While growing up in a rural town in North Carolina, computer science major Emma Meno recognized the lack of  Science, Technology, Engineering and Mathematics (STEM) opportunities available to her. That’s why when she visited the Virginia Tech campus for the Center for the Enhancement of Engineering Diversity (CEED) C-Tech2 Camp, she knew this would be a school where she could grow.

“Simply put, I have always loved learning,” said Meno. “Studying new concepts and applying them to problems has always intrigued me. In my experiences as an undergraduate researcher, I have found that the challenges and rewards of research captivate me.”

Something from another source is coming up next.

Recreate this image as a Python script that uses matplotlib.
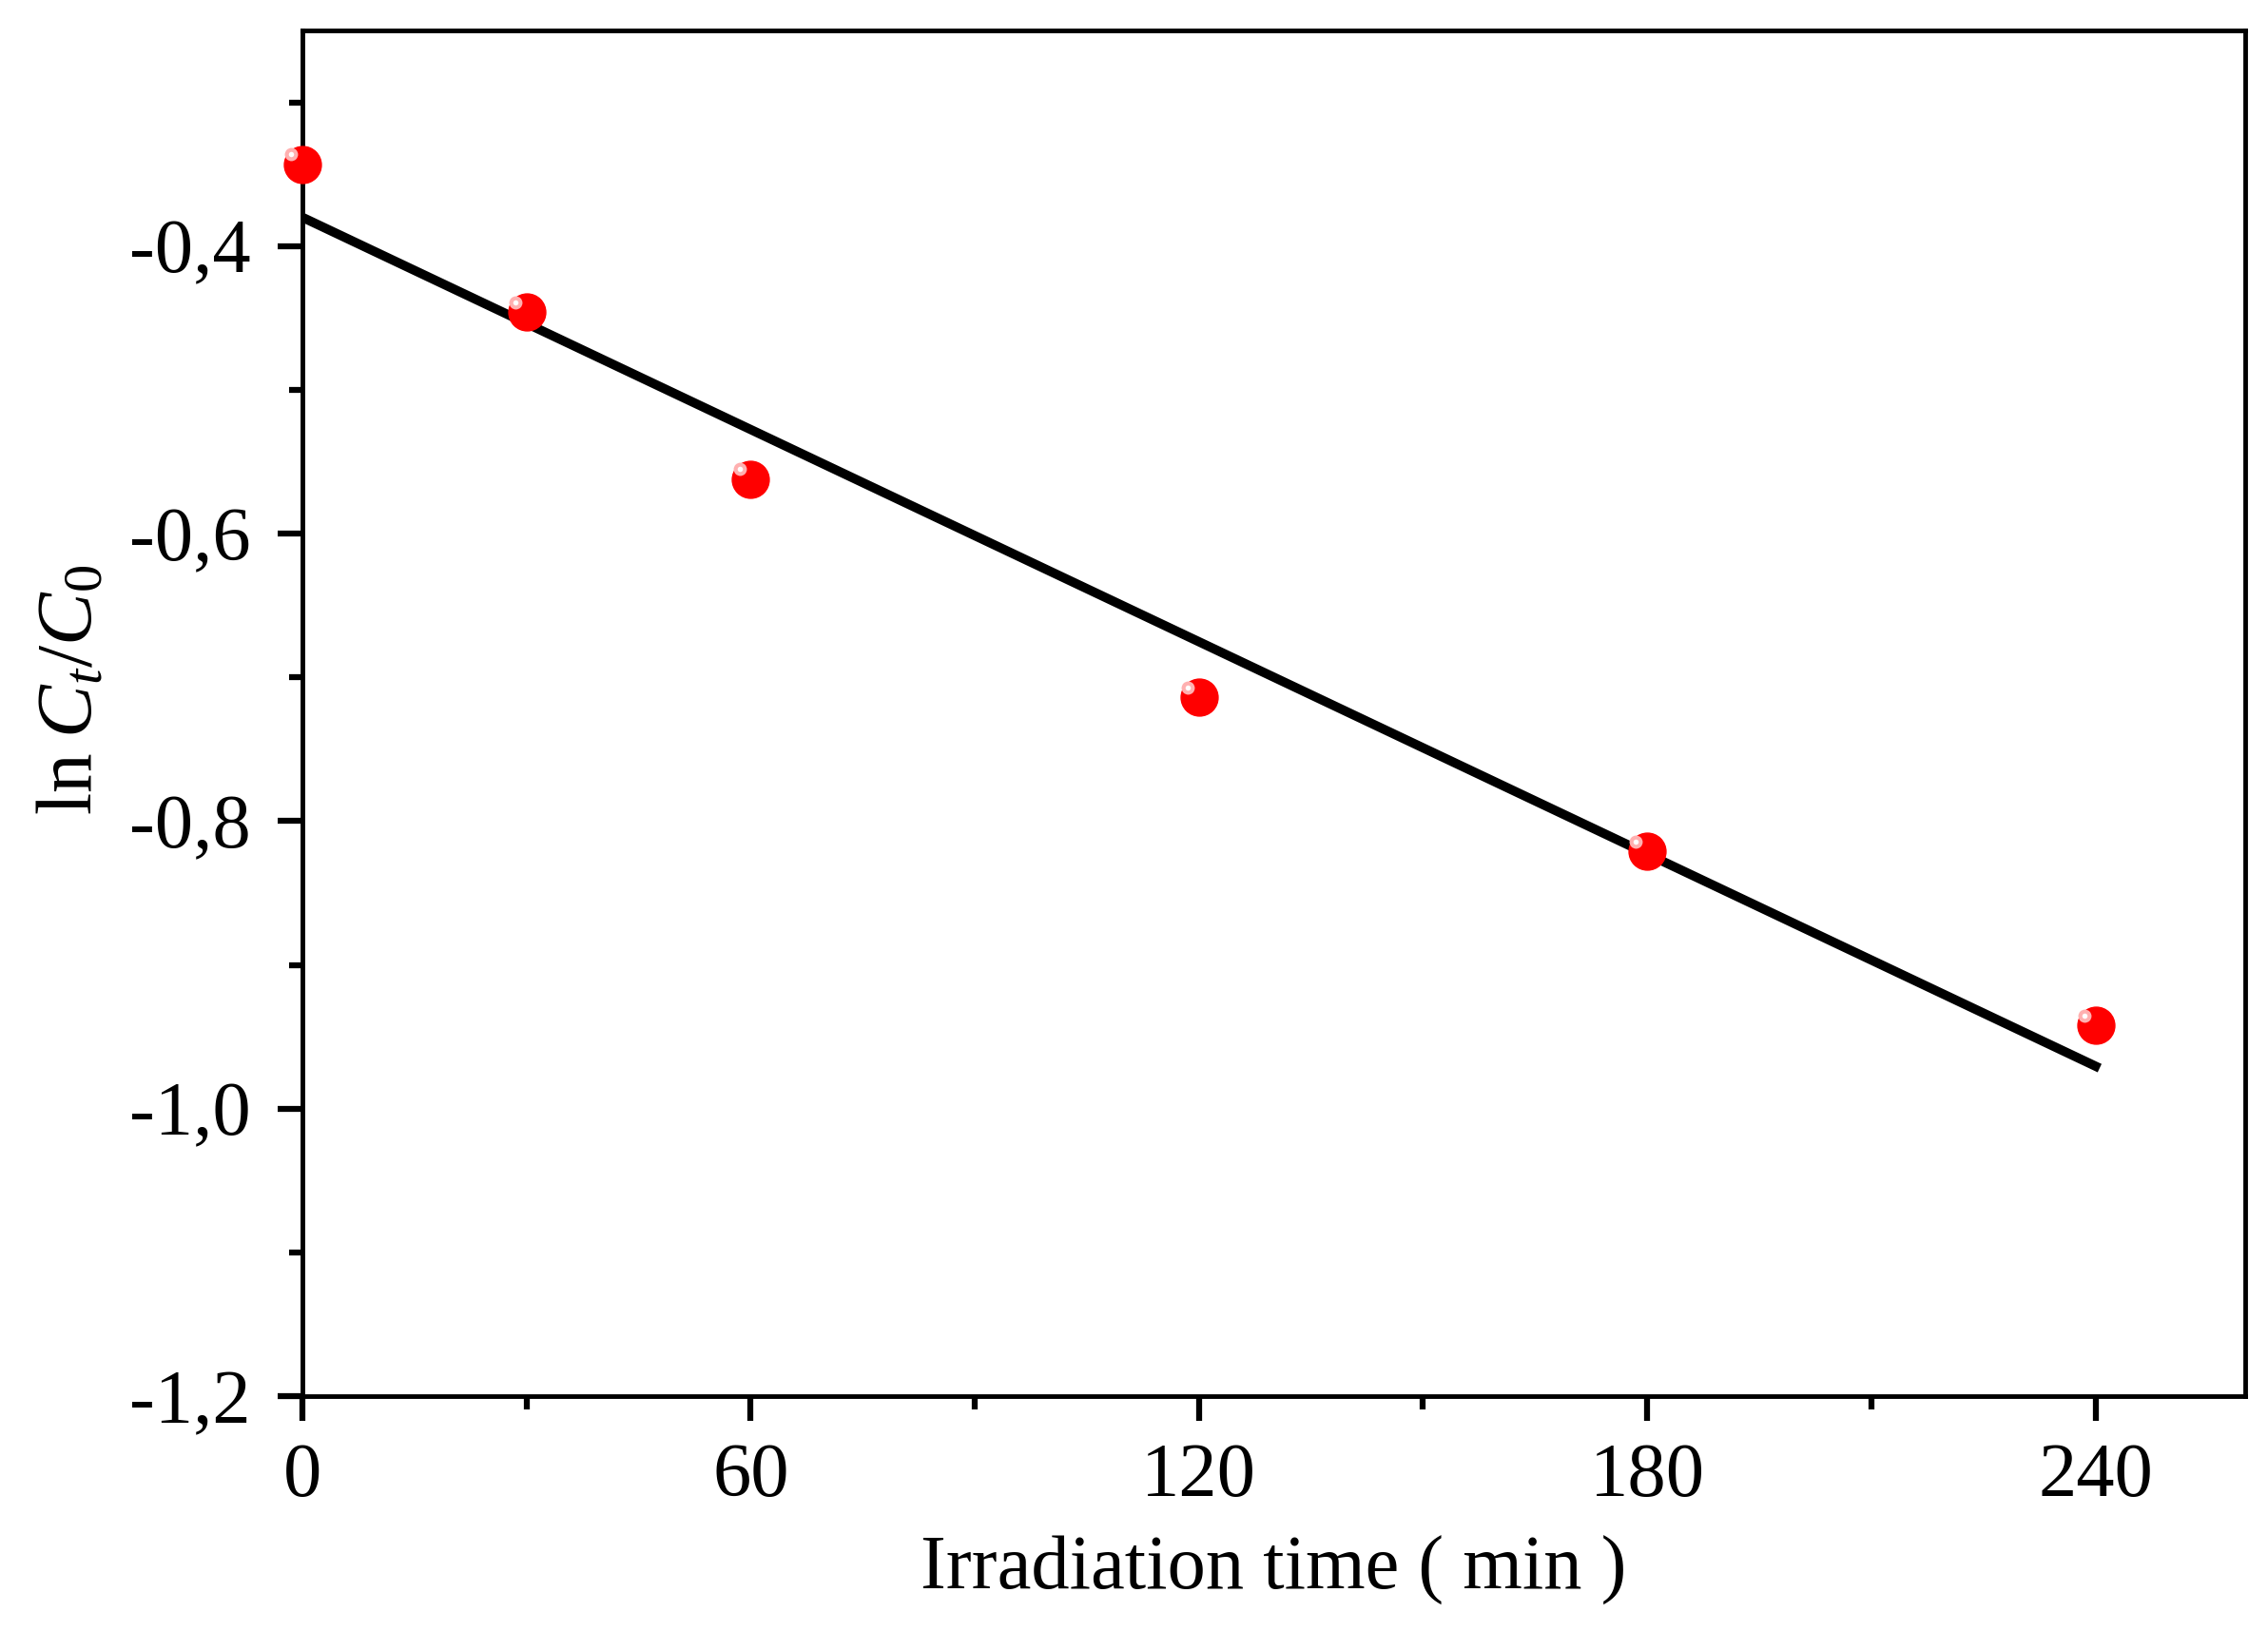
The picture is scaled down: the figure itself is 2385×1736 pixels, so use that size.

As a researcher for the Hume Center for National Security and Technology, Meno focuses her research in the cybersecurity field and plans to continue this throughout her neural cryptanalysis graduate research. She hopes to apply her research findings to real-world problems in her future professional career.

Meno sees herself working in cybersecurity with a private defense contractor or even continuing her education further by pursuing her Ph.D. “As I pursue more of my graduate research and complete my summer internship, my professional future will be defined more clearly,” said Meno.

Mentorship from professors and advisors across the university are part of what Meno credits to her success as an undergraduate student. 

“Attending office hours to discuss topics with professors has been invaluable in shaping my undergraduate experience,” said Meno. “I have been fortunate enough to also network with faculty across other departments, including the math department, and with each interaction have learned more about the subject material and its applications.”

“Emma is truly a stand-out student who has impressive accomplishments and I am confident that she will be a leader in the engineering industry in the near future,” said Tonisha Montgomery, Department of Computer Science academic advisor. “She has demonstrated excellence in all that she puts her mind to and is clearly not intimidated by hard work.”

In addition to receiving this distinction, as well as the Senior Scholar Award at the April 30 virtual awards banquet, she is one of four students in the College of Engineering graduating first in class with a 4.0.

Meno is the recipient of well over a dozen scholarships and awards in addition to being named the 2020 Department of Computer Science Outstanding Senior. These include the Department of Computer Science Investment in Excellence Scholarship, the Virginia Tech Honors College Alumni Presidential Scholarship, and Virginia Tech Dean’s list to name a few.

In addition to her academic endeavors, Meno lives the spirit of Ut Prosim and gives back to the Blacksburg community through Campus Kitchen. “On Friday afternoons, a group of students would take food leftover in dining halls to a local food kitchen,” said Meno. “Seeing the gratitude of the workers and customers there was rewarding.”

Meno found her home at Virginia Tech as a student in the Honors Residential Commons and as a member of the Newman Campus Ministry choir. Additionally, Meno is part of the Virginia Tech College of Engineering Dean’s Team, and served as a member of the Hypatia Engineering Living Learning Community. 

“The true appeal of our computer science program does not lie with the degree itself or its academic prestige,” said Meno, reflecting on her time thus far at the university. “At Virginia Tech, each student is given the opportunity to choose their own journey. I am blessed to be a part of a program that challenges and fascinates me constantly.”